Lamers said Humm was the first to offer buy now, pay later to businesses in New Zealand although it had a number of competitors in the Australian market where it has also launched the service.
"We will be first and the reason we are able to do this is because we have a commercial funding business. We have been working with small businesses and schools for a long time."
It already has a consumer buy-now, pay-later business which provides interest-free credit up to $10,000 in New Zealand and $30,000 in Australia - a limit much higher than rival Afterpay which caps credit at $2000.
"What our research showed us was in the same way customers responded to BNPL, businesses are saying banks look after us in the good times but in the bad times it becomes much harder to borrow.
"And we have seen that over the last year."
Lamers said it piloted the product over Christmas and already had a number of large organisations wanting to offer it to their trade customers instead of trade terms.

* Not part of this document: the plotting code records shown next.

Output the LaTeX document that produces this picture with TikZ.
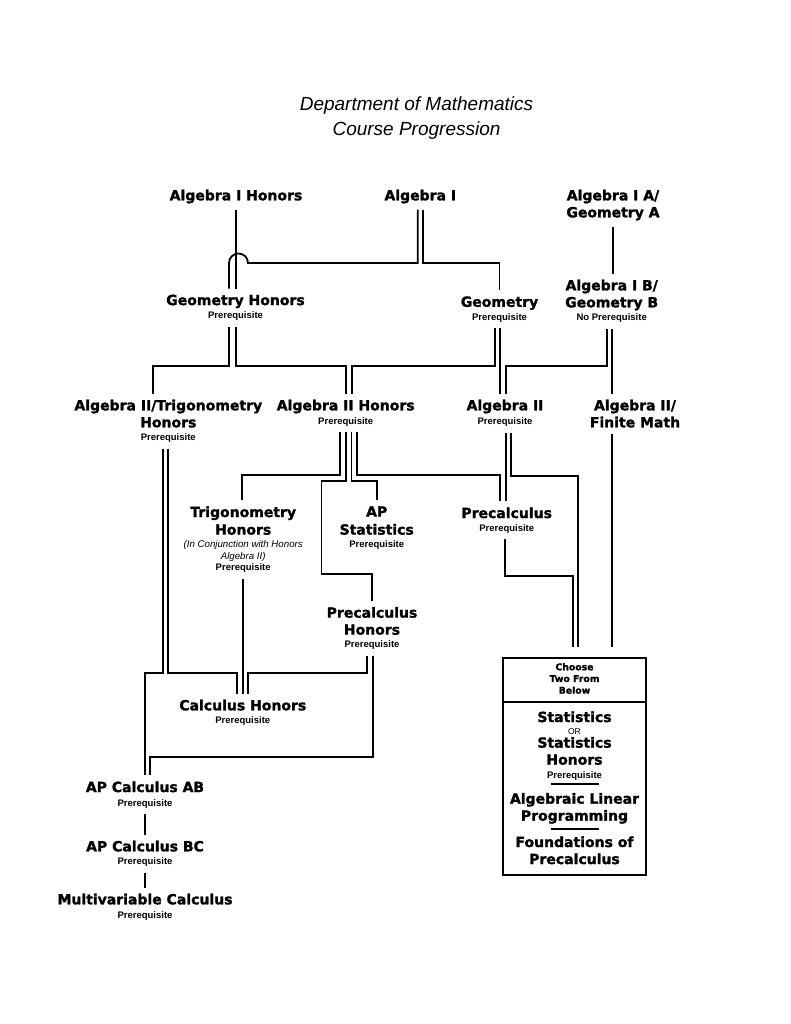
\documentclass[tikz,border=0pt]{standalone}
\usepackage{fontspec}
\setmainfont{Liberation Sans}
\newfontfamily\dejavu{DejaVu Sans}[BoldFeatures={FakeBold=1.5}]
\newcommand\prq{{\rmfamily\bfseries\fontsize{9.5}{11}\selectfont Prerequisite}}
\newcommand\aside[1]{{\rmfamily\mdseries\itshape\fontsize{9.7}{11}\selectfont #1}}

\begin{document}
\begin{tikzpicture}[x=1pt,y=-1pt,
	course/.style={align=center,inner sep=6pt,anchor=north,font=\dejavu\bfseries\fontsize{14}{17}\selectfont},
	boxtext/.style={align=center,inner sep=0pt,anchor=north,font=\dejavu\bfseries\fontsize{14}{17}\selectfont},
	link/.style={line width=1.8pt},
	tobox/.style={link,shorten >=10pt}]
\fill[white] (0,0) rectangle (791,1024);
\useasboundingbox (0,0) rectangle (791,1024);

\node[font=\itshape\fontsize{19}{25}\selectfont,align=center,anchor=north,inner sep=0pt] (title) at (416.5,96.9) {Department of Mathematics\\Course Progression};

% first year
\node[course] (algihon) at (236,183.5) {Algebra I Honors};
\node[course] (algi) at (420.3,183.5) {Algebra I};
\node[course] (algia) at (613,183.5) {Algebra I A/\\Geometry A};

% second year
\node[course] (geomhon) at (235.5,288.5) {Geometry Honors\\[-3.7pt]\prq};
\node[course] (geom) at (499.5,290.2) {Geometry\\[-3.7pt]\prq};
\node[course] (algib) at (611.7,273.5) {Algebra I B/\\Geometry B\\[-3.7pt]{\rmfamily\bfseries\fontsize{9.5}{11}\selectfont No Prerequisite}};

% third year
\node[course] (algiitrig) at (168.3,393.5) {Algebra II/Trigonometry\\Honors\\[-3.7pt]\prq};
\node[course] (algiihon) at (345.7,393.5) {Algebra II Honors\\[-3.2pt]\prq};
\node[course] (algii) at (505,393.5) {Algebra II\\[-3pt]\prq};
\node[course] (algiifin) at (635,393.5) {Algebra II/\\Finite Math};

% fourth year
\node[course] (trighon) at (243.2,500.2) {Trigonometry\\[0.6pt]Honors\\[-4pt]\aside{(In Conjunction with Honors}\\[-5.3pt]\aside{Algebra II)}\\[-6pt]\prq};
\node[course] (apstat) at (376.7,500.2) {AP\\[1pt]Statistics\\[-3.7pt]\prq};
\node[course] (precalc) at (506.7,501.2) {Precalculus\\[-4pt]\prq};
\node[course] (precalchon) at (372,600.8) {Precalculus\\Honors\\[-4pt]\prq};
\node[course] (calchon) at (242.8,693.5) {Calculus Honors\\[-3.7pt]\prq};

% calculus sequence
\node[course] (apcalcab) at (145,775.2) {AP Calculus AB\\[-3pt]\prq};
\node[course] (apcalcbc) at (145,834.5) {AP Calculus BC\\[-3.7pt]\prq};
\node[course] (multicalc) at (145,887.5) {Multivariable Calculus\\[-3.3pt]\prq};

% electives box
\node[draw,line width=1.8pt,minimum width=143pt,minimum height=217pt,inner sep=0pt] (choose) at (574.5,766.5) {};
\draw[link] (choose.west |- 0,701.7) -- (choose.east |- 0,701.7);
\node[boxtext,font=\dejavu\bfseries\fontsize{9.3}{11.7}\selectfont] (header) at (574.5,663) {Choose\\Two From\\Below};
\node[boxtext] (stats) at (574.5,711.2) {Statistics\\[-4.4pt]{\rmfamily\mdseries\fontsize{8.5}{9}\selectfont OR}\\[-4pt]Statistics\\Honors\\[-2.7pt]\prq};
\node[boxtext] (linprog) at (574.5,792.8) {Algebraic Linear\\Programming};
\node[boxtext] (found) at (574.5,836.2) {Foundations of\\Precalculus};
\draw[link] ([xshift=-24pt]choose.north |- 0,784.3) -- ([xshift=24pt]choose.north |- 0,784.3);
\draw[link] ([xshift=-24pt]choose.north |- 0,829.3) -- ([xshift=24pt]choose.north |- 0,829.3);

% algebra I to geometry
\draw[link] (algihon.south) -- (algihon.south |- geomhon.north);
\draw[link] ([xshift=-2.5pt]algi.south) |- ([xshift=12pt]algihon.south |- 0,263) arc[start angle=0,end angle=180,radius=9.5pt] -- ([xshift=-6.5pt]geomhon.north);
\draw[link] ([xshift=2.5pt]algi.south) |- (geom.north |- 0,263) -- (geom.north);
\draw[link] (algia.south) -- (algia.south |- algib.north);

% geometry to algebra II
\draw[link] ([xshift=-6.5pt]geomhon.south) |- ([xshift=-15pt]algiitrig.north |- 0,366) -- ([xshift=-15pt]algiitrig.north);
\draw[link] ([xshift=0.5pt]geomhon.south) |- (algiihon.north |- 0,366) -- (algiihon.north);
\draw[link] ([xshift=-4.5pt]geom.south) |- ([xshift=6pt]algiihon.north |- 0,366) -- ([xshift=6pt]algiihon.north);
\draw[link] ([xshift=0.5pt]geom.south) -- ([xshift=0.5pt]geom.south |- algii.north);
\draw[link] ([xshift=-5pt]algib.south) |- ([xshift=0.7pt]algii.north |- 0,366) -- ([xshift=0.7pt]algii.north);
\draw[link] ([xshift=0.5pt]algib.south) -- ([xshift=0.5pt]algib.south |- algiifin.north);

% algebra II onwards
\draw[link] ([xshift=-5.5pt]algiitrig.south) |- (apcalcab.north |- 0,673) -- (apcalcab.north);
\draw[link] (algiitrig.south) |- ([xshift=-5.5pt]calchon.north |- 0,673) -- ([xshift=-5.5pt]calchon.north);
\draw[link] ([xshift=-5.7pt]algiihon.south) |- ([xshift=-1pt]trighon.north |- 0,475) -- ([xshift=-1pt]trighon.north);
\draw[link] (algiihon.south) |- (321.5,481) |- (precalchon.north |- 0,574) -- (precalchon.north);
\draw[link] ([xshift=5.7pt]algiihon.south) |- (apstat.north |- 0,481) -- (apstat.north);
\draw[link] ([xshift=11.3pt]algiihon.south) |- ([xshift=-6.7pt]precalc.north |- 0,475) -- ([xshift=-6.7pt]precalc.north);
\draw[link] ([xshift=0.7pt]algii.south) -- ([xshift=0.7pt]algii.south |- precalc.north);
\draw[tobox] ([xshift=6pt]algii.south) |- ([xshift=3.2pt]choose.north |- 0,475.7) -- ([xshift=3.2pt]choose.north);
\draw[tobox] ([xshift=-1.7pt]precalc.south) |- ([xshift=-1.2pt]choose.north |- 0,576) -- ([xshift=-1.2pt]choose.north);
\draw[tobox] ([xshift=-23pt]algiifin.south) -- ([xshift=-23pt]algiifin.south |- choose.north);

% to calculus
\draw[link] (trighon.south) -- (trighon.south |- calchon.north);
\draw[link] ([xshift=-4.7pt]precalchon.south) |- ([xshift=5pt]calchon.north |- 0,673) -- ([xshift=5pt]calchon.north);
\draw[link] ([xshift=0.7pt]precalchon.south) |- ([xshift=5pt]apcalcab.north |- 0,757) -- ([xshift=5pt]apcalcab.north);
\draw[link] (apcalcab.south) -- (apcalcbc.north);
\draw[link] (apcalcbc.south) -- (multicalc.north);

\end{tikzpicture}
\end{document}
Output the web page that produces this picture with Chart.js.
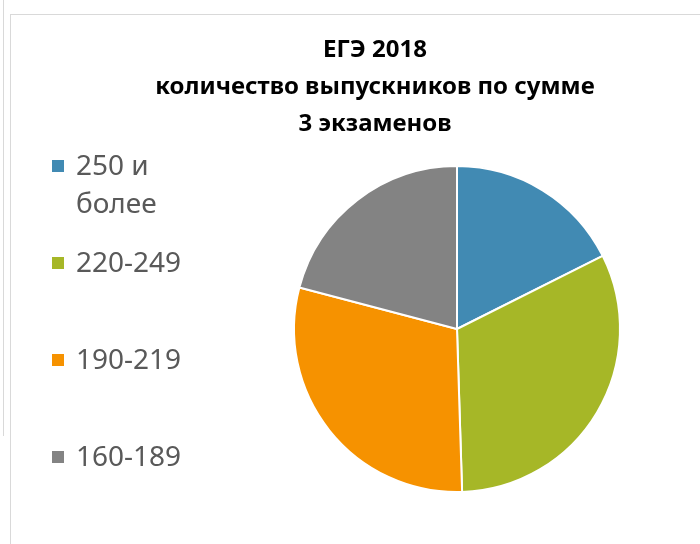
<!DOCTYPE html>
<html>
<head>
<meta charset="utf-8">
<script src="https://cdn.jsdelivr.net/npm/chart.js@4"></script>
<style>
  body { margin: 0; background: #fff; }
  #wrap { position: relative; width: 700px; height: 544px; overflow: hidden; }
  #outer { position: absolute; left: 3px; top: 0; height: 436px; border-left: 1px solid #d9d9d9; }
  #frame { position: absolute; left: 10px; top: 14px; width: 720px; height: 560px; border: 1px solid #d9d9d9; }
  canvas { position: absolute; left: 0; top: 0; }
</style>
</head>
<body>
<div id="wrap">
  <div id="outer"></div>
  <div id="frame"></div>
  <canvas id="egeChart" width="700" height="544"></canvas>
</div>
<script>
const titleLines = ['ЕГЭ 2018', 'количество выпускников по сумме', '3 экзаменов'];
const categories = [['250 и', 'более'], ['220-249'], ['190-219'], ['160-189']];
const shares = [17.6, 31.9, 29.6, 20.9];
const colors = ['#418AB3', '#A6B727', '#F69200', '#838383'];

// title and legend drawn by hand to get the Excel-like layout
const sideParts = {
  id: 'sideParts',
  afterDraw(chart) {
    const ctx = chart.ctx;
    ctx.save();
    ctx.fillStyle = '#000';
    ctx.font = 'bold 24px "Noto Sans"';
    ctx.textAlign = 'center';
    ctx.textBaseline = 'middle';
    titleLines.forEach((t, i) => ctx.fillText(t, 375, 50 + i * 37));

    ctx.font = '28px "Noto Sans"';
    ctx.textAlign = 'left';
    chart.data.labels.forEach((lab, i) => {
      const y = 166 + i * 97;
      ctx.fillStyle = chart.data.datasets[0].backgroundColor[i];
      ctx.fillRect(52, y - 6, 12, 12);
      ctx.fillStyle = '#595959';
      lab.forEach((line, j) => ctx.fillText(line, 76, y + j * 38 + 1));
    });
    ctx.restore();
  }
};

const egeChart = document.getElementById('egeChart');
new Chart(egeChart, {
  type: 'pie',
  data: {
    labels: categories,
    datasets: [{
      data: shares,
      backgroundColor: colors,
      borderColor: '#fff',
      borderWidth: 2
    }]
  },
  options: {
    responsive: false,
    animation: false,
    layout: {
      padding: { left: 293, right: 79, top: 165, bottom: 51 }
    },
    plugins: {
      tooltip: { enabled: false },
      legend: { display: false },
      title: { display: false }
    }
  },
  plugins: [sideParts]
});
</script>
</body>
</html>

"We are having those discussions now and hope to be launching that in the coming months."
So far it was mainly tradies and businesses with between one and four staff that had been attracted to it, Lamers said.
"They want to go out and buy office furniture or computers for work or they are cashflowing purchases for plumbing or building."
Most were paying back the amount within a month using the fortnightly installment programme. Users also have the option to extend the credit beyond six months by paying 1.5 per cent interest per month and can also pause payments for a month by paying a 3.5 per cent fee.
Lamers said it hoped to disrupt the $30b business credit card and overdraft market.
"That is what we are targeting. The challenge with business credit cards is once you go interest-bearing typically you have got compounding interest and it creates a lot of additional cost - you might only need to go interest-bearing for a short period but then it affects all of your balances and most businesses don't really understand how compound interest works."
Humm uses the Mastercard network so, unlike other buy-now, pay-later operators, it can be used anywhere and does not require a retailer to be signed up to the service.
Lamers said the service was mainly used in-store rather than for online purchases.
Hummpro costs $15 a month if a purchase is made and charges a $20 late fee per month if a payment is missed.